#### [Written task]
Go through the listing and copy each line with the string "screenshot".

#### [Task input]
════════════════
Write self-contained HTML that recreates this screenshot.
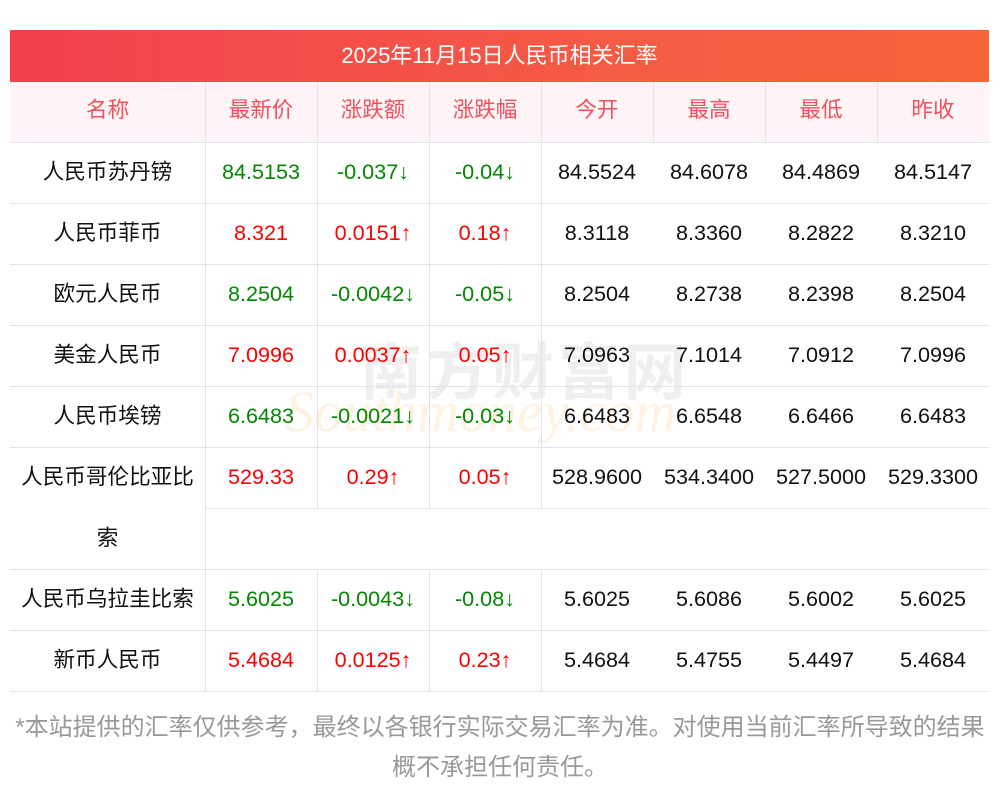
════════════════
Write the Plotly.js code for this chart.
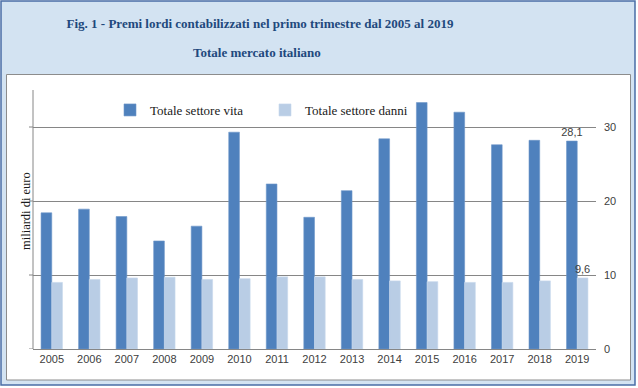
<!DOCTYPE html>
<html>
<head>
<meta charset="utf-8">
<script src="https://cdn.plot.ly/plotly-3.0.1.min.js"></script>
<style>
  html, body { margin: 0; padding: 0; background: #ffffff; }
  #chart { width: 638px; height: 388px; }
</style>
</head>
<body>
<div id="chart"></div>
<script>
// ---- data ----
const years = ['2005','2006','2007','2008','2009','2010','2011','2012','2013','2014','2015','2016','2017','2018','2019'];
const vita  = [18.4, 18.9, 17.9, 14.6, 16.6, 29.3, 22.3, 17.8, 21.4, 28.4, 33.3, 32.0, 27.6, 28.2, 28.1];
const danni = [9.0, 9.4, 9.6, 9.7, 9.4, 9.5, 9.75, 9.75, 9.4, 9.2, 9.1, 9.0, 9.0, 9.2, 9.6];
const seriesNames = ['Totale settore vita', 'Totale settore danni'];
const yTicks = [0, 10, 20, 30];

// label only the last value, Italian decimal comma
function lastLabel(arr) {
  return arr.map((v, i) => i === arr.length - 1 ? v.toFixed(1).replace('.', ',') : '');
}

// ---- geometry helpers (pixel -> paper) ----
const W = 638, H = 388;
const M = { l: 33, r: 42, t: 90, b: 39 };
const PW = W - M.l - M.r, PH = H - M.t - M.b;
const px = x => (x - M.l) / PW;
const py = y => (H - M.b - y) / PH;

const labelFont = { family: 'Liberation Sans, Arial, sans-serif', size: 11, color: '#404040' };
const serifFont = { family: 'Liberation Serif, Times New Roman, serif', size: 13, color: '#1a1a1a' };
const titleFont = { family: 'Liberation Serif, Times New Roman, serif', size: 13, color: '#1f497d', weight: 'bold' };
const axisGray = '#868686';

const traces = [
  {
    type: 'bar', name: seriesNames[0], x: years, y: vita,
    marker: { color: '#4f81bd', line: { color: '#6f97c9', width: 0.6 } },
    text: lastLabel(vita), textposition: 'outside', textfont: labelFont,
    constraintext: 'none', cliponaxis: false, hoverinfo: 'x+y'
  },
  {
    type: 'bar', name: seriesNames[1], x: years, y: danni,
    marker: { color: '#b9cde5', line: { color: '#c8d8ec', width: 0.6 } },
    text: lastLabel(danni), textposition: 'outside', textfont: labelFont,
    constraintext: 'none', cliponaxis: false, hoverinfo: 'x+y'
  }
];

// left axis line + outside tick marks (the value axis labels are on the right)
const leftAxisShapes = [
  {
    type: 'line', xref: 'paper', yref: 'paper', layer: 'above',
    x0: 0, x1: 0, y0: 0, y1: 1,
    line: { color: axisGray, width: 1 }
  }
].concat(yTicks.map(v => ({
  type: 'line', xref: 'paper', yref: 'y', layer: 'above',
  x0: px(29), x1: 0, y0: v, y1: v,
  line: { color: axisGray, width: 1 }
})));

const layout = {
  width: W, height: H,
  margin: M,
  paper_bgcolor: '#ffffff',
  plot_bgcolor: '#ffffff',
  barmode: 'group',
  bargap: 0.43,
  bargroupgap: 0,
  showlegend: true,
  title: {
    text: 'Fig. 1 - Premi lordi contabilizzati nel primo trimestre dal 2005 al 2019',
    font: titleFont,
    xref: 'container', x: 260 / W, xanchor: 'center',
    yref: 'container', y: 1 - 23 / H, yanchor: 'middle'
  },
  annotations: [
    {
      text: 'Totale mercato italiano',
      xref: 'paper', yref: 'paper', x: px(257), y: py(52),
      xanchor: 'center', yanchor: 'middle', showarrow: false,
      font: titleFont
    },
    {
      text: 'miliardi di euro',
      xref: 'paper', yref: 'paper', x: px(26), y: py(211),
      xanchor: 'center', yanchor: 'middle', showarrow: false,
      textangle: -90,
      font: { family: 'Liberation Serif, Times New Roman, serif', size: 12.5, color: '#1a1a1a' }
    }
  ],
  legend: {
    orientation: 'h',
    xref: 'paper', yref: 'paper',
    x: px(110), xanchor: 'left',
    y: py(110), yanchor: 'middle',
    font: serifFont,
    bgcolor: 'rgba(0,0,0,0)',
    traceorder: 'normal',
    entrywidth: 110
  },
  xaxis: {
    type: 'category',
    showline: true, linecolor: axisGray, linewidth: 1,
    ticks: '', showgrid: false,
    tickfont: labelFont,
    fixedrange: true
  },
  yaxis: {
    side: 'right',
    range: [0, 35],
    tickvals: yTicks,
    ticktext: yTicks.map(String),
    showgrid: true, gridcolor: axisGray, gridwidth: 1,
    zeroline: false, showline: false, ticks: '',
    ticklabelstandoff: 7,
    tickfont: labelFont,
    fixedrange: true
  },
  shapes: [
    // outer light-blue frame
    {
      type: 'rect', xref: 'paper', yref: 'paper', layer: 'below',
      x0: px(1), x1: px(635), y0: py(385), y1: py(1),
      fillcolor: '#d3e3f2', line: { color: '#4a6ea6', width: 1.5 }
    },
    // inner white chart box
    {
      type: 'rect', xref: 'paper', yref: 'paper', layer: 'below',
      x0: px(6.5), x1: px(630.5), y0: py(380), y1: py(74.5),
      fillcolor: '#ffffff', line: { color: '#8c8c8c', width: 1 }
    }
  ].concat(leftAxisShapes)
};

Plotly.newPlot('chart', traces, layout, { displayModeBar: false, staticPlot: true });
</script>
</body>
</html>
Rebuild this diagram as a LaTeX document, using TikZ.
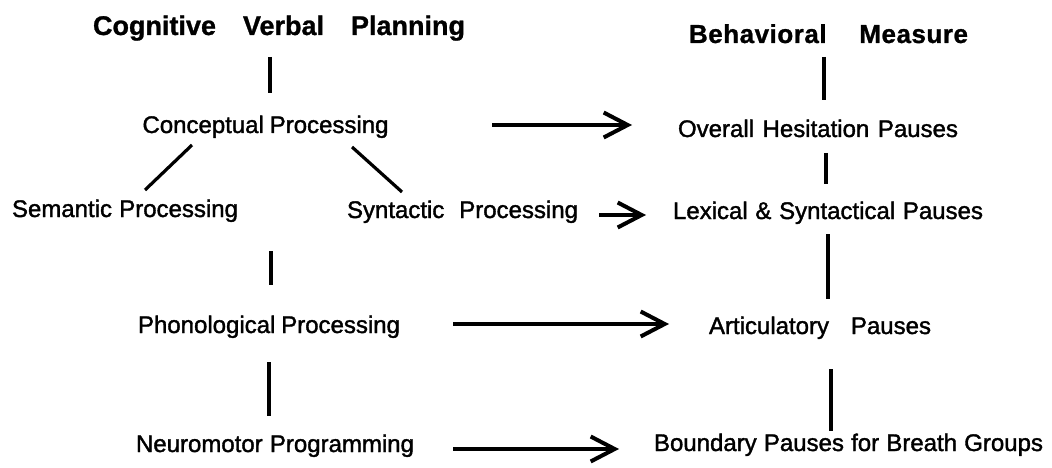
════════════════
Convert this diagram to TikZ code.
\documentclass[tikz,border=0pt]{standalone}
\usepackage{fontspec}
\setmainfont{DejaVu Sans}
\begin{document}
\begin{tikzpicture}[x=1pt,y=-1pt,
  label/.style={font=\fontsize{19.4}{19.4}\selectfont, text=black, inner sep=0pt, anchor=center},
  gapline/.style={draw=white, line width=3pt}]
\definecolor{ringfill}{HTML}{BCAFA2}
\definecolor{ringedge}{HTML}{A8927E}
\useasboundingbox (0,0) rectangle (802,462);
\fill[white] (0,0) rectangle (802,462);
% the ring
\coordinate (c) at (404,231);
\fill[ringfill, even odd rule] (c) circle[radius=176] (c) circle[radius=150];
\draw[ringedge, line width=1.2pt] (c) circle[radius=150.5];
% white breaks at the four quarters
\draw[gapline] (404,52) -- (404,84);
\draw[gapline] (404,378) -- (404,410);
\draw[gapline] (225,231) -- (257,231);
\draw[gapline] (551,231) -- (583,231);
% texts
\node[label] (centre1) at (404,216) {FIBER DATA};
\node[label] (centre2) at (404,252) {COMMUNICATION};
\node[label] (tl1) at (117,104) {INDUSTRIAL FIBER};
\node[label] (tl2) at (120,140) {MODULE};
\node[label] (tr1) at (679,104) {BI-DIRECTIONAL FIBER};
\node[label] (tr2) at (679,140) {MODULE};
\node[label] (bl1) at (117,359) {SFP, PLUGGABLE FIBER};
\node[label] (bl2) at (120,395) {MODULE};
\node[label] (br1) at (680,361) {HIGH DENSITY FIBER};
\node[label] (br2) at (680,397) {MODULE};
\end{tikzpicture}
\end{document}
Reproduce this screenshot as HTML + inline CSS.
════════════════
#### [Expected answer]
Write self-contained HTML that recreates this screenshot.
Reproduce this screenshot as HTML + inline CSS.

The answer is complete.